Service is about seeing people as equals. It is a strengths-based approach. It is seeing people as experts of their own realities. Communities did not need me to come in and "save them." They needed people to stop coming in assuming that they knew best. What they needed was respect and dignity. Last week I came upon a quote, “Don’t just do something, stand there.” This quote challenges our typical belief that we need to rush in and save those in need. Sometimes, our greatest gift can be pausing, being present with the community, and letting them tell you whether or not you can serve them. By assuming that we know best, we diminish others’ dignity, worth, and talents. I can honestly say that in my experience with service, I have been taught and given more than I could ever hope to reciprocate.

This year, I have had the opportunity to be the co-president of the Campus School Volunteers and the co-lead of the Dominican Republic Spring Break Service Trip. The one message I have tried to share with all the volunteers I come into contact with is simply to love. Loving others does not have to be a grand gesture or proclamation, just be present. Listen when others talk to you, for sometimes that is the greatest gift you can give. Love the challenges, love the person, and love the discomfort. At times, service should make you uncomfortable. It should make you evaluate the systematic causes of injustice. It should make you uncomfortable when another human being is suffering. I believe that it is in these situations that we recognize that we can no longer sit idly by. While I have encountered many moments that have made me uncomfortable, one that readily comes to mind was sitting at the orphanage in the Dominican Republic and hearing the stories of how the children ended up at the home.
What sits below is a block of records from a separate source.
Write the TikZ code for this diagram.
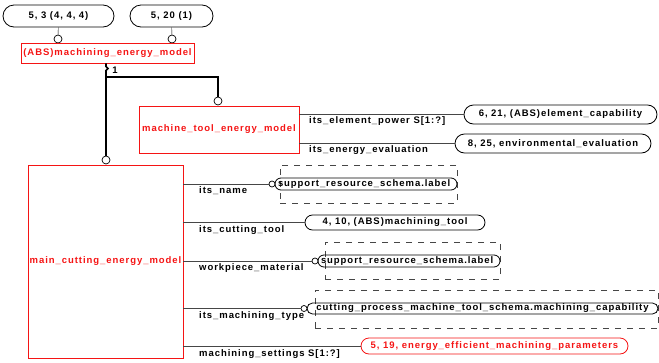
\documentclass[tikz,border=0pt]{standalone}
\usepackage{fontspec}
\setmainfont{Liberation Sans}
\newfontfamily\xg[LetterSpace=10]{Liberation Sans}
\usetikzlibrary{shapes.misc}
\definecolor{xred}{RGB}{245,20,20}
\definecolor{xline}{RGB}{70,70,70}

\begin{document}
\begin{tikzpicture}[x=1pt,y=-1pt,
  every node/.style={font=\xg\bfseries\fontsize{9.5}{11}\selectfont, inner sep=0pt},
  ent/.style={draw=xred, text=xred, line width=.8pt},
  typ/.style={rounded rectangle, draw, line width=.8pt},
  reftyp/.style={typ, draw=xred, text=xred},
  dbox/.style={draw=xline, line width=.8pt, dash pattern=on 6pt off 6pt},
  circ/.style={circle, draw, fill=white, line width=.7pt, minimum size=#1},
  att/.style={anchor=north west},
  rel/.style={draw=xline, line width=.8pt},
  sup/.style={line width=1.6pt}]
\useasboundingbox (0,0) rectangle (659,362);

% page references and the abstract supertype
\node[typ, minimum width=111, minimum height=22] (R1) at (58.5,16) {5, 3 (4, 4, 4)};
\node[typ, minimum width=83, minimum height=22] (R2) at (171.5,16) {5, 20 (1)};
\node[circ=8] (oA) at (58,39) {};
\node[circ=8] (oB) at (172,39) {};
\node[ent, minimum width=173, minimum height=20] (MEM) at (107.5,53) {(ABS)machining\_energy\_model};
\draw (R1) -- (oA);
\draw (R2) -- (oB);

% subtypes
\coordinate (J) at (106,77);
\node[circ=8] (oC) at (218,101) {};
\node[circ=8] (oD) at (106,160) {};
\node[ent, minimum width=160, minimum height=47] (MTEM) at (219,129.5) {machine\_tool\_energy\_model};
\node[ent, minimum width=155, minimum height=193] (MCEM) at (105.5,261.5) {main\_cutting\_energy\_model};
\draw[sup] (MEM.south -| J) -- ++(0,3) -- ++(2,2) -- ++(-2,2) -- (J);
\draw[sup] (J) -| (oC);
\draw[sup] (J) -- (oD);
\node (ONE) at (115,70) {1};

% attributes of machine_tool_energy_model
\node[typ, minimum width=193, minimum height=19] (EC) at (560.5,114.5) {6, 21, (ABS)element\_capability};
\node[typ, minimum width=196, minimum height=19] (EV) at (553,143.5) {8, 25, environmental\_evaluation};
\draw[rel] (MTEM.east |- EC.west) -- (EC.west);
\draw[rel] (MTEM.east |- EV.west) -- (EV.west);
\node[att] (aEC) at (309,116) {its\_element\_power S[1:?]};
\node[att] (aEV) at (309,145) {its\_energy\_evaluation};

% attributes of main_cutting_energy_model
\node[dbox, minimum width=177, minimum height=38] (DB1) at (368.5,184) {};
\node[typ, minimum width=182, minimum height=12] (L1) at (366,184) {\makebox[176pt][l]{support\_resource\_schema.label}};
\node[circ=6] (o1) at (272,184) {};
\draw[rel] (MCEM.east |- o1) -- (o1);
\node[att] (a1) at (199,186) {its\_name};

\node[typ, minimum width=180, minimum height=15] (MT) at (395,222.5) {4, 10, (ABS)machining\_tool};
\draw[rel] (MCEM.east |- MT.west) -- (MT.west);
\node[att] (a2) at (199,225) {its\_cutting\_tool};

\node[dbox, minimum width=175, minimum height=37] (DB2) at (412.5,260.5) {};
\node[typ, minimum width=182, minimum height=12] (L2) at (409,261) {\makebox[176pt][l]{support\_resource\_schema.label}};
\node[circ=6] (o2) at (315,261) {};
\draw[rel] (MCEM.east |- o2) -- (o2);
\node[att] (a3) at (199,263) {workpiece\_material};

\node[dbox, minimum width=343, minimum height=38] (DB3) at (486.5,309) {};
\node[typ, minimum width=351, minimum height=11] (CAP) at (482.5,308.5) {cutting\_process\_machine\_tool\_schema.machining\_capability};
\node[circ=6] (o3) at (304,308.5) {};
\draw[rel] (MCEM.east |- o3) -- (o3);
\node[att] (a4) at (199,311) {its\_machining\_type};

\node[reftyp, minimum width=267, minimum height=16] (EMP) at (494.5,346) {5, 19, energy\_efficient\_machining\_parameters};
\draw[rel] (MCEM.east |- EMP.west) -- (EMP.west);
\node[att] (a5) at (199,349) {machining\_settings S[1:?]};
\end{tikzpicture}
\end{document}
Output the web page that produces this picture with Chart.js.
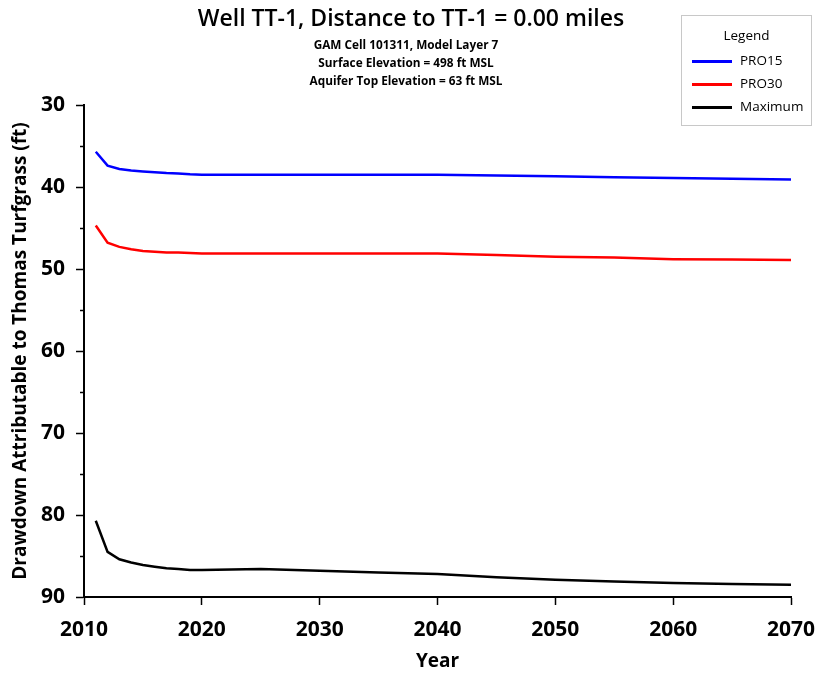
<!DOCTYPE html>
<html>
<head>
<meta charset="utf-8">
<script src="https://cdn.jsdelivr.net/npm/chart.js@4.4.1/dist/chart.umd.min.js"></script>
<style>
  body { margin: 0; background: #fff; }
  #wrap { position: relative; width: 815px; height: 673px; font-family: "Open Sans", sans-serif; }
  #title { position: absolute; left: 0; width: 822px; top: 1px; text-align: center; font-size: 23px; font-weight: 600; color: #000; }
  .sub { position: absolute; left: 0; width: 812px; text-align: center; font-size: 11.8px; font-weight: 700; color: #000; }
  #legend { position: absolute; left: 681px; top: 15px; width: 129px; height: 109px; border: 1px solid #c8c8c8; font-size: 13.5px; color: #000; }
  #legend .hd { position: absolute; top: 10px; width: 100%; text-align: center; }
  #legend .it { position: absolute; left: 10px; height: 18px; }
  #legend .it span.ln { position: absolute; left: 0; top: 8px; width: 40px; height: 3px; }
  #legend .it span.tx { position: absolute; left: 48px; top: -1px; white-space: nowrap; }
</style>
</head>
<body>
<div id="wrap">
  <canvas id="myChart" width="815" height="673"></canvas>
  <div id="title">Well TT-1, Distance to TT-1 = 0.00 miles</div>
  <div class="sub" style="top:36px">GAM Cell 101311, Model Layer 7</div>
  <div class="sub" style="top:54px">Surface Elevation = 498 ft MSL</div>
  <div class="sub" style="top:72px">Aquifer Top Elevation = 63 ft MSL</div>
  <div id="legend">
    <div class="hd">Legend</div>
    <div class="it" style="top:36px"><span class="ln" style="background:#0000ff"></span><span class="tx">PRO15</span></div>
    <div class="it" style="top:59px"><span class="ln" style="background:#ff0000"></span><span class="tx">PRO30</span></div>
    <div class="it" style="top:82px"><span class="ln" style="background:#000000"></span><span class="tx">Maximum</span></div>
  </div>
</div>
<script>
const years = [2011, 2012, 2013, 2014, 2015, 2016, 2017, 2018, 2019, 2020, 2025, 2030, 2035, 2040, 2045, 2050, 2055, 2060, 2065, 2070];
const pro15 = [35.7, 37.4, 37.8, 38.0, 38.1, 38.2, 38.3, 38.35, 38.45, 38.5, 38.5, 38.5, 38.5, 38.5, 38.6, 38.7, 38.8, 38.9, 39.0, 39.1];
const pro30 = [44.7, 46.8, 47.3, 47.6, 47.8, 47.9, 48.0, 48.0, 48.05, 48.1, 48.1, 48.1, 48.1, 48.1, 48.3, 48.5, 48.6, 48.8, 48.85, 48.9];
const maximum = [80.7, 84.5, 85.4, 85.8, 86.1, 86.3, 86.5, 86.6, 86.7, 86.7, 86.6, 86.8, 87.0, 87.2, 87.6, 87.9, 88.1, 88.3, 88.4, 88.5];
const xTicks = [2010, 2020, 2030, 2040, 2050, 2060, 2070];
const yTicks = [30, 40, 50, 60, 70, 80, 90];

function pts(vals) {
    return years.map((y, i) => ({ x: y, y: vals[i] }));
}

// short minor ticks at the 5s on the y axis
const minorTicks = {
    id: 'minorTicks',
    afterDraw(chart) {
        const ys = chart.scales.y;
        const c = chart.ctx;
        c.save();
        c.strokeStyle = '#000';
        c.lineWidth = 1.5;
        for (let v = 35; v < 90; v += 10) {
            const p = Math.round(ys.getPixelForValue(v)) + 0.5;
            c.beginPath();
            c.moveTo(ys.right - 4, p);
            c.lineTo(ys.right, p);
            c.stroke();
        }
        c.restore();
    }
};

const ctx = document.getElementById('myChart').getContext('2d');
const myChart = new Chart(ctx, {
    type: 'line',
    data: {
        datasets: [
            { label: 'PRO15', data: pts(pro15), borderColor: '#0000ff', borderWidth: 2.5, pointRadius: 0, tension: 0 },
            { label: 'PRO30', data: pts(pro30), borderColor: '#ff0000', borderWidth: 2.5, pointRadius: 0, tension: 0 },
            { label: 'Maximum', data: pts(maximum), borderColor: '#000000', borderWidth: 2.5, pointRadius: 0, tension: 0 }
        ]
    },
    options: {
        responsive: false,
        animation: false,
        layout: { padding: { top: 105, right: 24, left: 0, bottom: 0 } },
        plugins: { legend: { display: false }, tooltip: { enabled: false } },
        scales: {
            x: {
                type: 'linear',
                min: 2010,
                max: 2070,
                afterFit: s => { s.height = 76; s.paddingLeft = 0; s.paddingRight = 0; },
                afterBuildTicks: s => { s.ticks = xTicks.map(v => ({ value: v })); },
                grid: { drawOnChartArea: false, tickLength: 8, tickWidth: 1.5, tickColor: '#000' },
                border: { color: '#000', width: 2 },
                ticks: { color: '#000', font: { family: 'Open Sans', size: 21, weight: 'bold' }, padding: 12, maxRotation: 0, callback: v => String(v) },
                title: { display: true, text: 'Year', color: '#000', font: { family: 'Open Sans', size: 19, weight: 'bold' }, padding: { top: 4, bottom: 0 } }
            },
            y: {
                reverse: true,
                min: 30,
                max: 90,
                afterFit: s => { s.width = 84; s.paddingTop = 0; s.paddingBottom = 0; },
                afterBuildTicks: s => { s.ticks = yTicks.map(v => ({ value: v })); },
                grid: { drawOnChartArea: false, tickLength: 8, tickWidth: 1.5, tickColor: '#000' },
                border: { color: '#000', width: 2 },
                ticks: { color: '#000', font: { family: 'Open Sans', size: 21, weight: 'bold' }, padding: 11 },
                title: { display: true, text: 'Drawdown Attributable to Thomas Turfgrass (ft)', color: '#000', font: { family: 'Open Sans', size: 19, weight: 'bold' }, padding: { top: 9, bottom: 0 } }
            }
        }
    },
    plugins: [minorTicks]
});
</script>
</body>
</html>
The orphanage serves children with disabilities and many of their stories involve similar threads of abuse and neglect. Many of these children were just abandoned in fields or under bridges because their families either could not, or no longer wanted to take care of them. I remember hearing these stories and being both angry and uncomfortable. I was uncomfortable because this was not some story I was reading out of a textbook, this was their reality.
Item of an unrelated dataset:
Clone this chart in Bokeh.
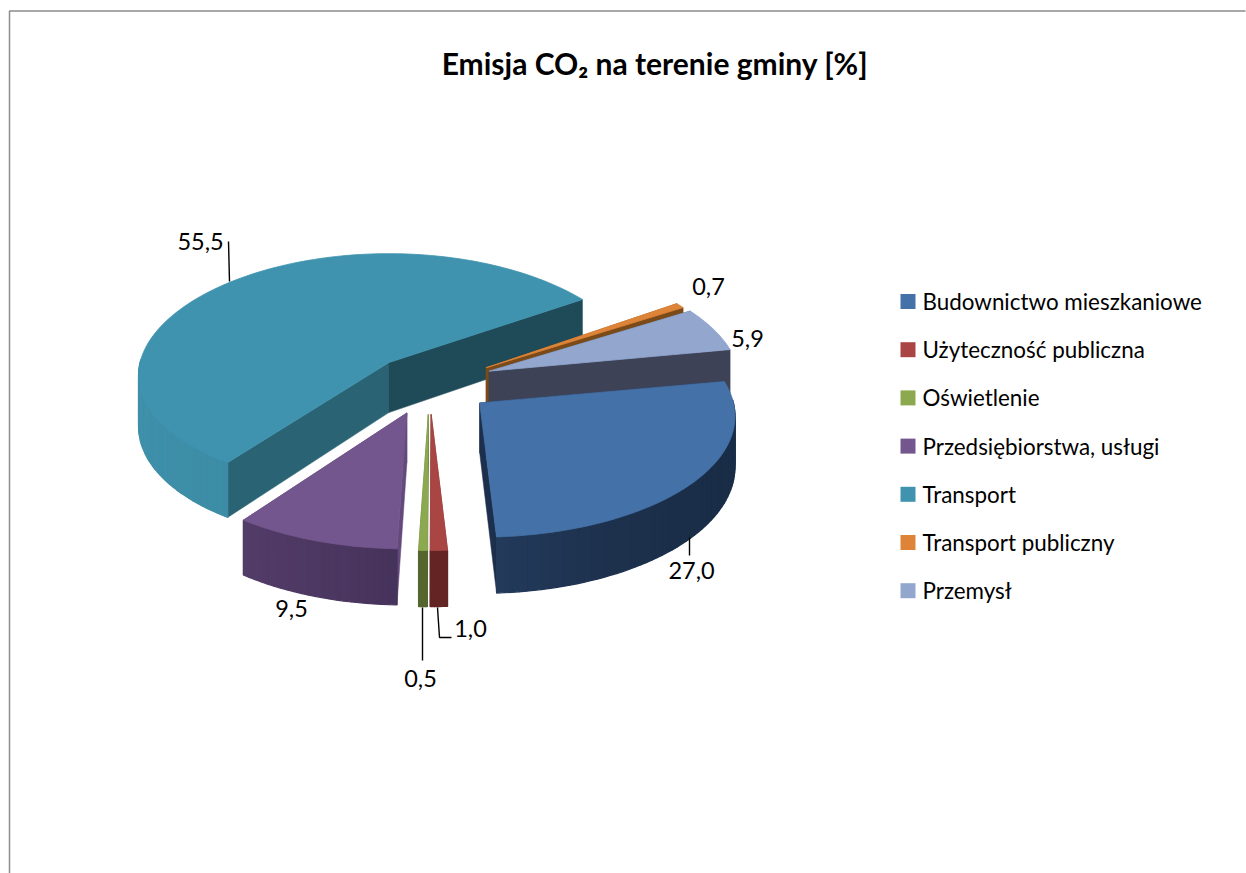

Being uncomfortable leads to you ask questions. Some of these questions include why does such vast economic disparities exist in our world? Why are children with disabilities still seen as defective or useless in the Dominican culture? Or one of the hardest questions, what can I do? One of my closest friends showed me a meditation that has greatly impacted her. The line that she has frequently quoted to me is, “Live the questions now. Perhaps then, someday far in the future, you will gradually, without even noticing it, live your way into the answer.” We often want to fix the problem, to answer all of our questions. But when you step back from trying to save the world and focus on being present, we may live our way into the answers one day at a time. While questions may be uncomfortable, it is a sign that you are processing your experience. What I have noticed is that before my sophomore year, I did not question why things were the way they were. I just accepted injustice as a harsh reality in this world and tried to find ways to help those who were suffering. It is through my questioning that I have come to understand the complexities of service and have challenged my previous complacency.

I have been confronted with some of the evils that exist in this world. I have been confronted with cheating, sexual and physical assault, and the death of a close friend, just to name a few. However, despite the evils that permeate our world, I truly believe that good can conquer evil. I believe that the strongest people are those whom society does not acknowledge. They are my students at the Campus School who are stacked up against tremendous hardships yet still come to school everyday with smiles on their faces. I believe those who are marginalized in our society need our praise, not our pity.

Like many others, being “men and women for others” is a term I first heard at my orientation four years ago. As a freshman, I did not really understand what it meant. I assumed it had something to do with volunteering and helping those less fortunate than yourself. Four years later, I can see how wrong I was. Being a woman for others is not some quota of hours I need to fulfill fixing the world. Being a woman for others is living with intention. It is recognizing other’s inherent values and strengths. It is entering a community and letting that community teach me, not the other way around. But most of all, being a woman for others is loving unconditionally with open hands, an open mind, and most importantly, an open heart.